**Work required:** From the first line of the data down to and including the line with "(0,0) rectangle (1290,752);", copy everything exactly, leaving out pictures.
*****
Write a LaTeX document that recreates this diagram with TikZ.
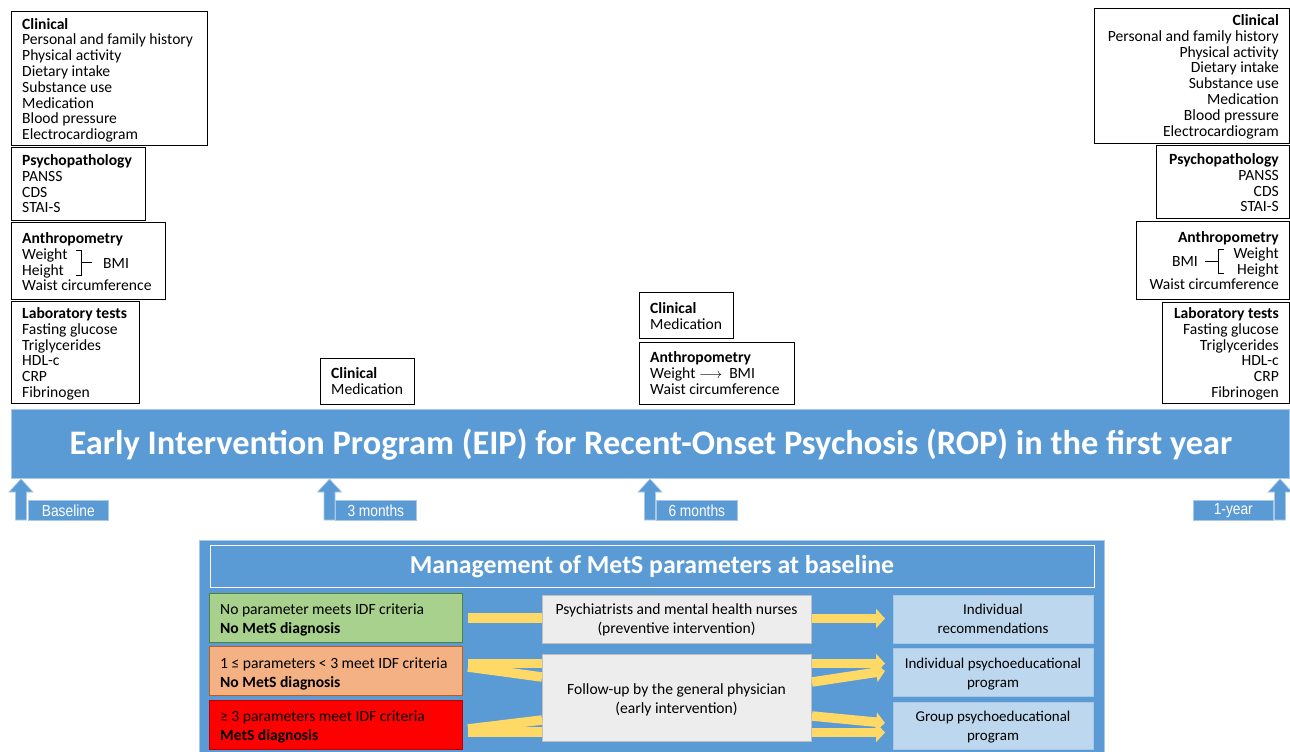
\documentclass[tikz,border=0pt]{standalone}
\usepackage{fontspec}
\setmainfont{Carlito}
\newfontfamily\narrowfont[FakeStretch=0.86]{Liberation Sans}
\usetikzlibrary{arrows.meta}
\definecolor{eipblue}{HTML}{5B9BD5}
\definecolor{eipedge}{HTML}{A9C8E8}
\definecolor{yel}{HTML}{FFD966}
\definecolor{grnfill}{HTML}{A9D18E}
\definecolor{grnedge}{HTML}{548235}
\definecolor{orfill}{HTML}{F4B183}
\definecolor{oredge}{HTML}{C55A11}
\definecolor{redfill}{HTML}{FF0000}
\definecolor{rededge}{HTML}{C00000}
\definecolor{greyfill}{HTML}{EDEDED}
\definecolor{greyedge}{HTML}{BFBFBF}
\definecolor{ltblue}{HTML}{BDD7EE}
\begin{document}
\begin{tikzpicture}[x=1pt,y=-1pt,
  frame/.style={draw=black, line width=0.9pt, inner sep=0pt, anchor=north west},
  txt/.style={inner sep=0pt, font=\fontsize{15.6}{15.8}\selectfont},
  rtxt/.style={inner sep=0pt, font=\fontsize{15.6}{19}\selectfont},
  otxt/.style={inner sep=0pt, font=\fontsize{15}{19}\selectfont},
  tlabel/.style={fill=eipblue, draw=eipedge, line width=0.6pt, text=white, inner sep=0pt,
     anchor=north west, minimum height=20pt, font=\narrowfont\fontsize{16}{16}\selectfont},
  rowbox/.style={line width=1pt, inner sep=0pt, anchor=north west, minimum width=253pt, minimum height=49pt},
  greybox/.style={fill=greyfill, draw=greyedge, line width=1pt, inner sep=0pt, anchor=north west, minimum width=269pt},
  outbox/.style={fill=ltblue, draw=eipedge, line width=0.6pt, inner sep=0pt, anchor=north west, minimum width=200pt, minimum height=48pt},
  yband/.style={draw=yel, line width=9.5pt},
  yarrow/.style={draw=yel, line width=9.5pt, -{Triangle[length=9pt, width=19pt]}},
  bracket/.style={draw=black, line width=0.8pt}
]
\useasboundingbox (0,0) rectangle (1290,752);

% ---------- Baseline (left) ----------
\node[frame, minimum width=196pt, minimum height=134pt] (clinL) at (11,11) {};
\node[txt, anchor=base west, align=left] (clinLt) at (22,139.6) {\textbf{Clinical}\\Personal and family history\\Physical activity\\Dietary intake\\Substance use\\Medication\\Blood pressure\\Electrocardiogram};
\node[frame, minimum width=134pt, minimum height=73pt] (psyL) at (11,147) {};
\node[txt, anchor=base west, align=left] (psyLt) at (22,212.9) {\textbf{Psychopathology}\\PANSS\\CDS\\STAI-S};
\node[frame, minimum width=154pt, minimum height=77pt] (antL) at (11,222) {};
\node[txt, anchor=base west, align=left] (antLt) at (22,290.9) {\textbf{Anthropometry}\\Weight\\Height\\Waist circumference};
\draw[bracket] (76,250) -- (81,250) -- (81,275) -- (76,275);
\draw[bracket] (81,262.5) -- (92,262.5);
\node[txt, anchor=west] (bmiL) at (103,263) {BMI};
\node[frame, minimum width=128pt, minimum height=102pt] (labL) at (11,301) {};
\node[txt, anchor=base west, align=left] (labLt) at (22,397.5) {\textbf{Laboratory tests}\\Fasting glucose\\Triglycerides\\HDL-c\\CRP\\Fibrinogen};

% ---------- 3 months ----------
\node[frame, minimum width=94pt, minimum height=46pt] (clin3) at (320,358) {};
\node[txt, anchor=base west, align=left] (clin3t) at (331,394.3) {\textbf{Clinical}\\Medication};

% ---------- 6 months ----------
\node[frame, minimum width=94pt, minimum height=46pt] (clin6) at (639,292) {};
\node[txt, anchor=base west, align=left] (clin6t) at (650,329.3) {\textbf{Clinical}\\Medication};
\node[frame, minimum width=155pt, minimum height=62pt] (ant6) at (639,342) {};
\node[txt, anchor=base west, align=left] (ant6t) at (650,394.1) {\textbf{Anthropometry}\\Weight $\longrightarrow$\ \ BMI\\Waist circumference};

% ---------- 1 year (right) ----------
\node[frame, minimum width=195pt, minimum height=135pt] (clinR) at (1094,8) {};
\node[txt, anchor=base east, align=right] (clinRt) at (1279,136.1) {\textbf{Clinical}\\Personal and family history\\Physical activity\\Dietary intake\\Substance use\\Medication\\Blood pressure\\Electrocardiogram};
\node[frame, minimum width=133pt, minimum height=73pt] (psyR) at (1156,145) {};
\node[txt, anchor=base east, align=right] (psyRt) at (1279,211.9) {\textbf{Psychopathology}\\PANSS\\CDS\\STAI-S};
\node[frame, minimum width=153pt, minimum height=78pt] (antR) at (1136,221) {};
\node[txt, anchor=base east, align=right] (antRt) at (1279,289.9) {\textbf{Anthropometry}\\Weight\\Height\\Waist circumference};
\draw[bracket] (1224,249) -- (1218,249) -- (1218,273) -- (1224,273);
\draw[bracket] (1205,261) -- (1218,261);
\node[txt, anchor=east] (bmiR) at (1198,261.5) {BMI};
\node[frame, minimum width=127pt, minimum height=101pt] (labR) at (1162,302) {};
\node[txt, anchor=base east, align=right] (labRt) at (1279,397.5) {\textbf{Laboratory tests}\\Fasting glucose\\Triglycerides\\HDL-c\\CRP\\Fibrinogen};

% ---------- Timeline bar ----------
\node[fill=eipblue, draw=eipedge, line width=0.6pt, inner sep=0pt, anchor=north west,
  minimum width=1278pt, minimum height=69pt] (bar) at (11,409) {};
\node[text=white, inner sep=0pt, font=\bfseries\fontsize{34.4}{34.4}\selectfont] (bartxt) at (651,444.5)
  {Early Intervention Program (EIP) for Recent-Onset Psychosis (ROP) in the first year};

\foreach \c in {21,329.5,650,1280} {
  \filldraw[fill=eipblue, draw=eipedge, line width=0.6pt]
    (\c-5.5,520) -- (\c-5.5,492) -- (\c-12,492) -- (\c,479) -- (\c+12,492) -- (\c+5.5,492) -- (\c+5.5,520) -- cycle;
}
\node[tlabel, minimum width=80pt] (t0) at (28,500) {Baseline};
\node[tlabel, minimum width=81pt] (t3) at (335,500) {3 months};
\node[tlabel, minimum width=81pt] (t6) at (656,500) {6 months};
\node[tlabel, minimum width=80pt] (t12) at (1193,500) {1-year};

% ---------- Management panel ----------
\node[fill=eipblue, draw=eipedge, line width=0.8pt, inner sep=0pt, anchor=north west,
  minimum width=905pt, minimum height=214pt] (panel) at (199,540) {};
\node[draw=white, line width=1pt, inner sep=0pt, anchor=north west, minimum width=884pt,
  minimum height=42pt] (ptitle) at (210,545) {};
\node[text=white, inner sep=0pt, font=\bfseries\fontsize{25.8}{25.8}\selectfont] (ptitletxt) at (652,566.5)
  {Management of MetS parameters at baseline};

\node[rowbox, fill=grnfill, draw=grnedge] (grn) at (209,593) {};
\node[rtxt, anchor=base west, align=left] (grnt) at (220,633) {No parameter meets IDF criteria\\\textbf{No MetS diagnosis}};
\node[rowbox, fill=orfill, draw=oredge] (org) at (209,646) {};
\node[rtxt, anchor=base west, align=left] (orgt) at (220,687.5) {1 ≤ parameters < 3 meet IDF criteria\\\textbf{No MetS diagnosis}};
\node[rowbox, fill=redfill, draw=rededge] (red) at (209,700) {};
\node[rtxt, anchor=base west, align=left] (redt) at (220,740) {≥ 3 parameters meet IDF criteria\\\textbf{MetS diagnosis}};

\node[greybox, minimum height=48pt] (gr1) at (542,595) {};
\node[rtxt, anchor=base, align=center] (gr1t) at (676.5,633) {Psychiatrists and mental health nurses\\(preventive intervention)};
\node[greybox, minimum height=87pt] (gr2) at (542,654) {};
\node[rtxt, anchor=base, align=center] (gr2t) at (676.5,713.5) {Follow-up by the general physician\\(early intervention)};

\node[outbox] (o1) at (893,595) {};
\node[otxt, anchor=base, align=center] (o1t) at (993,633) {Individual\\recommendations};
\node[outbox] (o2) at (893,648) {};
\node[otxt, anchor=base, align=center] (o2t) at (993,687) {Individual psychoeducational\\program};
\node[outbox, minimum height=47pt] (o3) at (893,702) {};
\node[otxt, anchor=base, align=center] (o3t) at (993,740) {Group psychoeducational\\program};

% yellow bands into the grey boxes
\coordinate (gs) at (468,618);
\coordinate (os1) at (468,663.5);
\coordinate (os2) at (468,667);
\coordinate (oe2) at (542,677);
\coordinate (rs1) at (468,732);
\coordinate (rs2) at (468,729);
\coordinate (re2) at (542,720);
\draw[yband] (gs) -- (gr1.west |- gs);
\draw[yband] (os1) -- (gr2.west |- os1);
\draw[yband] (os2) -- (oe2);
\draw[yband] (rs1) -- (gr2.west |- rs1);
\draw[yband] (rs2) -- (re2);

% yellow arrows into the outcome boxes
\coordinate (a1) at (885,618.5);
\coordinate (a2) at (885,663.5);
\coordinate (a3s) at (812,682);
\coordinate (a3) at (885,671);
\coordinate (a4s) at (812,716);
\coordinate (a4) at (885,723);
\coordinate (a5) at (885,732.5);
\draw[yarrow] (gr1.east |- a1) -- (a1);
\draw[yarrow] (gr2.east |- a2) -- (a2);
\draw[yarrow] (a3s) -- (a3);
\draw[yarrow] (a4s) -- (a4);
\draw[yarrow] (gr2.east |- a5) -- (a5);
\end{tikzpicture}
\end{document}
*****
**Response to this task:**
Write a LaTeX document that recreates this diagram with TikZ.
\documentclass[tikz,border=0pt]{standalone}
\usepackage{fontspec}
\setmainfont{Carlito}
\newfontfamily\narrowfont[FakeStretch=0.86]{Liberation Sans}
\usetikzlibrary{arrows.meta}
\definecolor{eipblue}{HTML}{5B9BD5}
\definecolor{eipedge}{HTML}{A9C8E8}
\definecolor{yel}{HTML}{FFD966}
\definecolor{grnfill}{HTML}{A9D18E}
\definecolor{grnedge}{HTML}{548235}
\definecolor{orfill}{HTML}{F4B183}
\definecolor{oredge}{HTML}{C55A11}
\definecolor{redfill}{HTML}{FF0000}
\definecolor{rededge}{HTML}{C00000}
\definecolor{greyfill}{HTML}{EDEDED}
\definecolor{greyedge}{HTML}{BFBFBF}
\definecolor{ltblue}{HTML}{BDD7EE}
\begin{document}
\begin{tikzpicture}[x=1pt,y=-1pt,
  frame/.style={draw=black, line width=0.9pt, inner sep=0pt, anchor=north west},
  txt/.style={inner sep=0pt, font=\fontsize{15.6}{15.8}\selectfont},
  rtxt/.style={inner sep=0pt, font=\fontsize{15.6}{19}\selectfont},
  otxt/.style={inner sep=0pt, font=\fontsize{15}{19}\selectfont},
  tlabel/.style={fill=eipblue, draw=eipedge, line width=0.6pt, text=white, inner sep=0pt,
     anchor=north west, minimum height=20pt, font=\narrowfont\fontsize{16}{16}\selectfont},
  rowbox/.style={line width=1pt, inner sep=0pt, anchor=north west, minimum width=253pt, minimum height=49pt},
  greybox/.style={fill=greyfill, draw=greyedge, line width=1pt, inner sep=0pt, anchor=north west, minimum width=269pt},
  outbox/.style={fill=ltblue, draw=eipedge, line width=0.6pt, inner sep=0pt, anchor=north west, minimum width=200pt, minimum height=48pt},
  yband/.style={draw=yel, line width=9.5pt},
  yarrow/.style={draw=yel, line width=9.5pt, -{Triangle[length=9pt, width=19pt]}},
  bracket/.style={draw=black, line width=0.8pt}
]
\useasboundingbox (0,0) rectangle (1290,752);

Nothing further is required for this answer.